Like one involved in a passenger's death.

AP Photo/Richard Drew, File

WASHINGTON (AP) β€” Federal officials are proposing modifications and additional inspections on nearly 2,000 Boeing planes in the United States to prevent a repeat of the engine-housing breakup that killed a passenger on a Southwest Airlines flight in 2018.

The proposal by the Federal Aviation Administration on Tuesday largely follows recommendations that Boeing made to airlines in July. It would require replacing fasteners and other parts near the engines of many older Boeing 737s.

Airlines will have until the end of July 2028 to make the changes, which Boeing developed.

The work won't be required on Max jets, the newest version of the 737.

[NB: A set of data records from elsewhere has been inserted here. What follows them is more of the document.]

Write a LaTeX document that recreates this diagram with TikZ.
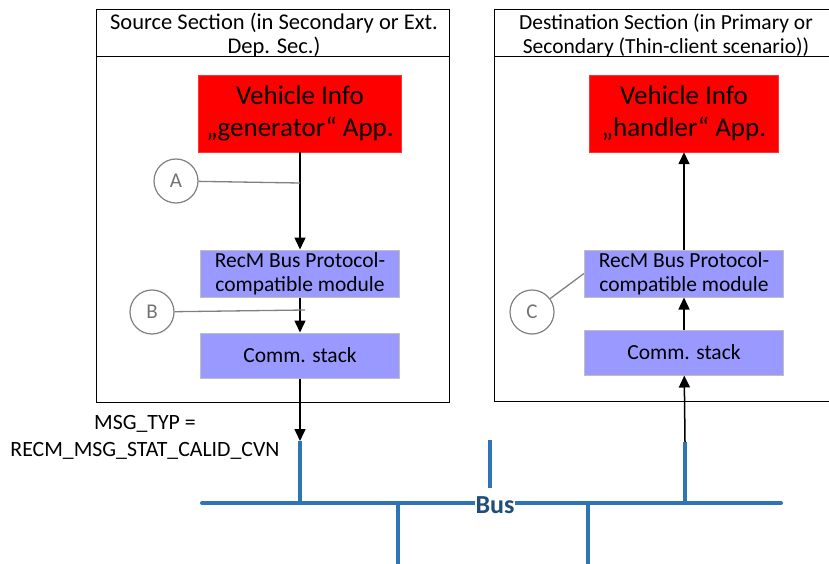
\documentclass[tikz,border=0pt]{standalone}
\usepackage{fontspec}
\setmainfont{Carlito}
\usetikzlibrary{arrows.meta}
\definecolor{modblue}{HTML}{9999FF}
\definecolor{busblue}{HTML}{2E75B6}
\definecolor{busdark}{HTML}{1F4E79}
\begin{document}
\begin{tikzpicture}[x=1pt,y=-1pt,
      sec/.style={draw,line width=1pt},
      head/.style={align=center,inner sep=0pt,font=\fontsize{22.5}{24}\selectfont},
      app/.style={fill=red,draw=red!80!white,inner sep=0pt,minimum height=77pt,align=center,font=\fontsize{27}{32}\selectfont},
      mod/.style={fill=modblue,draw=black!25,line width=1pt,inner sep=0pt,minimum width=199pt,align=center,font=\fontsize{21.5}{24}\selectfont},
      tag/.style={circle,draw=black!50,line width=1.2pt,minimum size=44pt,inner sep=0pt,text=black!55,font=\fontsize{21}{21}\selectfont},
      lead/.style={draw=black!50,line width=1.3pt},
      flow/.style={line width=1.5pt,-{Triangle[width=11pt,length=12pt]}},
      bus/.style={draw=busblue,line width=4pt}]
      \useasboundingbox (0,0) rectangle (829,564);
      % source section
      \draw[sec] (96,10) rectangle (449,402);
      \draw[sec] (96,57) -- (449,57);
      \node[head] (srchead) at (274,35) {Source Section (in Secondary or Ext.\\Dep. Sec.)};
      % destination section
      \draw[sec] (494,10) rectangle (840,401);
      \draw[sec] (494,57) -- (840,57);
      \node[head,font=\fontsize{21.5}{24}\selectfont] (dsthead) at (666,35) {Destination Section (in Primary or\\Secondary (Thin-client scenario))};
      % apps and modules
      \node[app,minimum width=203pt] (gen) at (300,113.5) {Vehicle Info\\„generator“ App.};
      \node[app,minimum width=189pt] (hdl) at (684,113.5) {Vehicle Info\\„handler“ App.};
      \node[mod,minimum height=47pt] (rec1) at (300,273.5) {RecM Bus Protocol-\\compatible module};
      \node[mod,minimum height=45pt] (stk1) at (300,355.5) {Comm. stack};
      \node[mod,minimum height=47pt] (rec2) at (684,273.5) {RecM Bus Protocol-\\compatible module};
      \node[mod,minimum height=45pt] (stk2) at (684,352.5) {Comm. stack};
      % bus
      \coordinate (busL) at (202,503);
      \coordinate (busR) at (781,503);
      \coordinate (tap1) at (300,441);
      \coordinate (tap2) at (685,442);
      \draw[bus,line cap=round] (busL) -- (busR);
      \draw[bus] (tap1) -- (300,505);
      \draw[bus] (tap2) -- (685,505);
      \draw[bus] (490,440) -- (490,488);
      \draw[bus] (398,501) -- (398,564);
      \draw[bus] (588,501) -- (588,564);
      \node[fill=white,inner sep=1pt,text=busdark,font=\bfseries\fontsize{26}{26}\selectfont] (buslabel) at (495,505) {Bus};
      % flows
      \draw[flow] (gen) -- (rec1);
      \draw[flow] (rec1) -- (stk1);
      \draw[flow] (stk1) -- (tap1);
      \draw[flow] (tap2) -- (stk2);
      \draw[flow] (stk2) -- (rec2);
      \draw[flow] (rec2) -- (hdl);
      \node[align=center,font=\fontsize{21.8}{27}\selectfont] (msg) at (145,437) {MSG\_TYP =\\RECM\_MSG\_STAT\_CALID\_CVN};
      % markers
      \node[tag] (A) at (176,181) {A};
      \node[tag] (B) at (152,312) {B};
      \node[tag] (C) at (532,312) {C};
      \draw[lead] (A) -- (300,183);
      \draw[lead] (B) -- (305,310);
      \draw[lead] (C) -- (rec2.west);
\end{tikzpicture}
\end{document}
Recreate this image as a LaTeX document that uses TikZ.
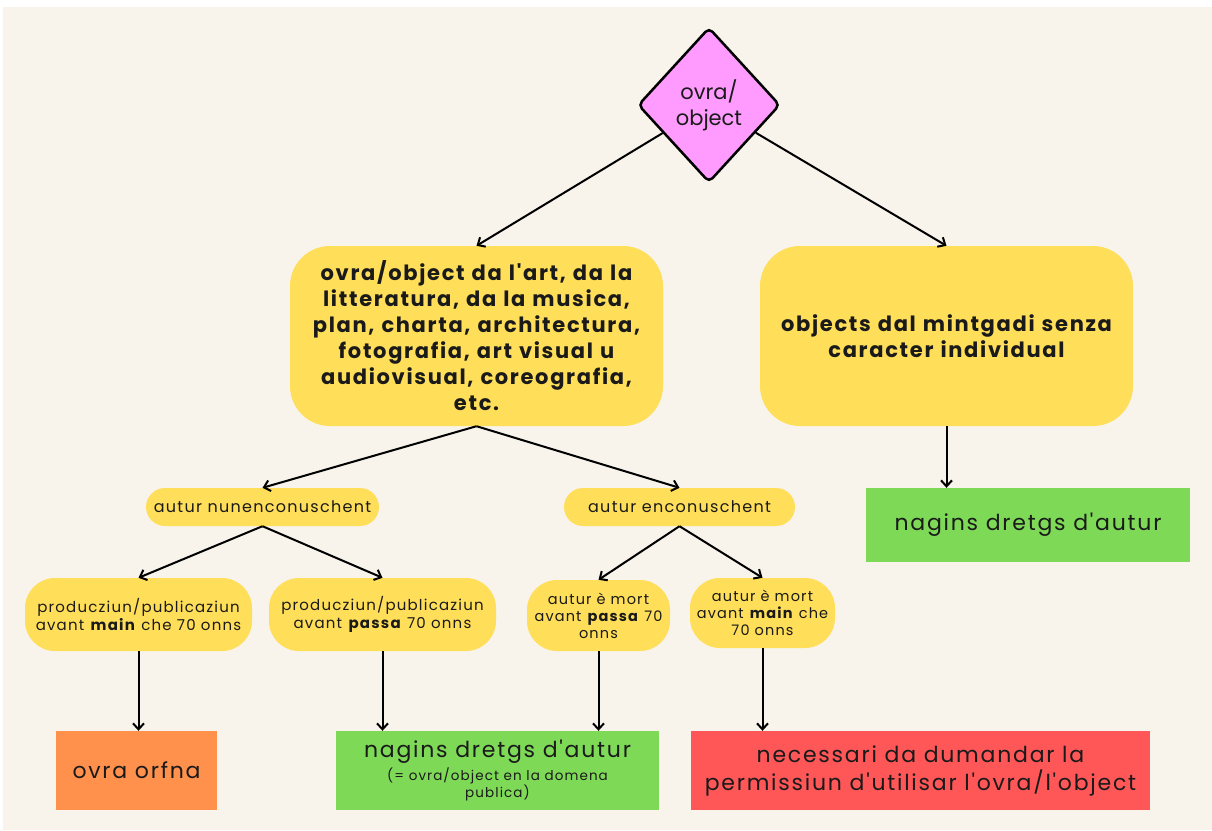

The FAA said it is responding to two incidents in which parts of the cowling that cover the engines broke away from planes. One occurred in 2016, and the fatal accident happened two years later on a Southwest jet flying over Pennsylvania.

Both incidents started with broken fan blades. In the second one, the broken blade hit the engine fan case at a critical point, starting a chain reaction that ended in the cowling breaking loose and striking the plane, shattering a window and killing a 43-year-old mother of two sitting next to the window.

After the passenger's death, the FAA ordered emergency inspections of fan blades and replacement of cracked blades in similar CFM International engines. The engine manufacturer had recommended the stepped-up inspections a year before the fatal flight.

On Tuesday, the FAA said more regulations are needed to reduce the chance that engine-housing parts could break away when fan blades fail.

The new proposal would require airlines to replace fasteners on certain planes and install additional parts on all the affected 737s.

The FAA estimated the proposal would affect 1,979 planes registered in the United States.

The agency will take public comments on the proposal until Jan 26.